Malgré la compassion vis-à-vis des animaux, la sarcophagie ambiante et les discours nutritionnels “antiviande” (rouge surtout), seulement 1,2 % de la population est réellement végétarienne. La société continue de consommer de la viande.

Certes, les quantités de viande fraîche achetées diminuent de 1 à 2 % par an depuis les années 80 (un phénomène probablement lié au vieillissement de la population). Mais cette baisse est en partie compensée par la hausse des produits transformés à base de viande et par la consommation en restauration hors foyer.

En outre, la viande est encore un aliment valorisé. En manger est un plaisir pour 88 % de la population et beaucoup considèrent qu’un repas sans viande n’est pas un vrai repas. L’élevage extensif peut être une solution pour réconcilier les préoccupations de tout le monde, à condition de manger moins de viande, car ce type d’élevage est moins productif.

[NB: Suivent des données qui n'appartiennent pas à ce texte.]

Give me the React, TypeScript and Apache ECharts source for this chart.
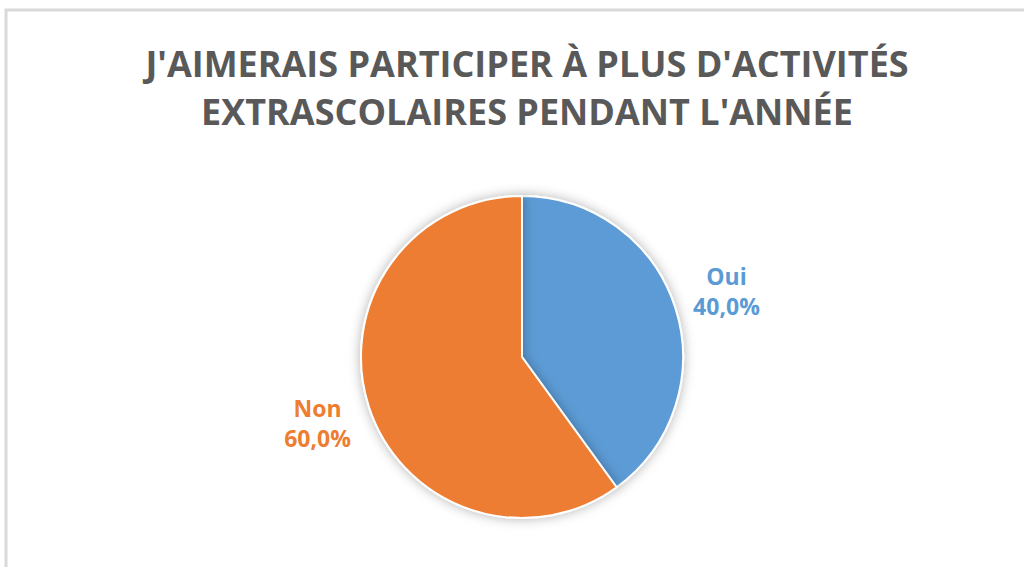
import React, { useEffect, useRef } from "react";
import * as echarts from "echarts";

const TITLE_LINES = ["J'AIMERAIS PARTICIPER À PLUS D'ACTIVITÉS", "EXTRASCOLAIRES PENDANT L'ANNÉE"];
const categories = ["Oui", "Non"];
const values = [40, 60];
const colors = ["#5B9BD5", "#ED7D31"];

const fmt = (p: any) => p.name + "\n" + p.percent.toFixed(1).replace(".", ",") + "%";

export default function App() {
  const ref = useRef<HTMLDivElement>(null);
  useEffect(() => {
    if (!ref.current) return;
    const chart = echarts.init(ref.current, null, { renderer: "svg" });
    const data = categories.map((name, i) => ({
      name,
      value: values[i],
      itemStyle: { color: colors[i] },
    }));
    const labelData = categories.map((name, i) => ({
      name,
      value: values[i],
      label: { color: colors[i] },
    }));
    chart.setOption({
      animation: false,
      backgroundColor: "#ffffff",
      title: {
        text: TITLE_LINES.join("\n"),
        left: 522,
        textAlign: "center",
        top: 34,
        textStyle: {
          fontFamily: "Open Sans",
          fontWeight: "bold",
          fontSize: 36,
          lineHeight: 48,
          color: "#595959",
        },
      },
      graphic: [
        {
          type: "rect",
          shape: { x: 6, y: 10, width: 1040, height: 600 },
          style: { fill: "none", stroke: "#d9d9d9", lineWidth: 3 },
          silent: true,
        },
      ],
      series: [
        {
          type: "pie",
          center: [522, 357],
          radius: 161,
          startAngle: 90,
          clockwise: true,
          silent: true,
          label: { show: false },
          labelLine: { show: false },
          itemStyle: {
            borderColor: "#ffffff",
            borderWidth: 2,
            shadowBlur: 12,
            shadowColor: "rgba(0,0,0,0.3)",
          },
          data,
        },
        {
          type: "pie",
          center: [522, 357],
          radius: [197, 227],
          startAngle: 90,
          clockwise: true,
          silent: true,
          itemStyle: { color: "rgba(0,0,0,0)" },
          label: {
            show: true,
            position: "inside",
            formatter: fmt,
            fontFamily: "Open Sans",
            fontWeight: "bold",
            fontSize: 23,
            lineHeight: 30,
            align: "center",
          },
          labelLine: { show: false },
          data: labelData,
        },
      ],
    });
    return () => chart.dispose();
  }, []);
  return (
    <div
      ref={ref}
      style={{ position: "fixed", left: 0, top: 0, width: 1024, height: 567 }}
    />
  );
}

Des incertitudes pèsent effectivement sur la filière viande, un secteur particulièrement menacé par les changements sociétaux. Mais, à l’image de l’évolution de la consommation de vin durant les cinquante dernières années, l’avenir de la viande ne pourrait-il pas se calquer sur le même schéma : en manger moins, moins souvent, mais de meilleure qualité ?

CONFÉRENCIÈRE

Geneviève Cazes-Valette, anthropologue de l’alimentation, professeur de marketing à l’école supérieure de commerce de Toulouse.

Article rédigé d’après la conférence « Le mangeur de viande est-il sur le point de disparaître ? », présentée lors du colloque de l’INP-Ensat sur les controverses de l’élevage à Toulouse, le 17 février 2011.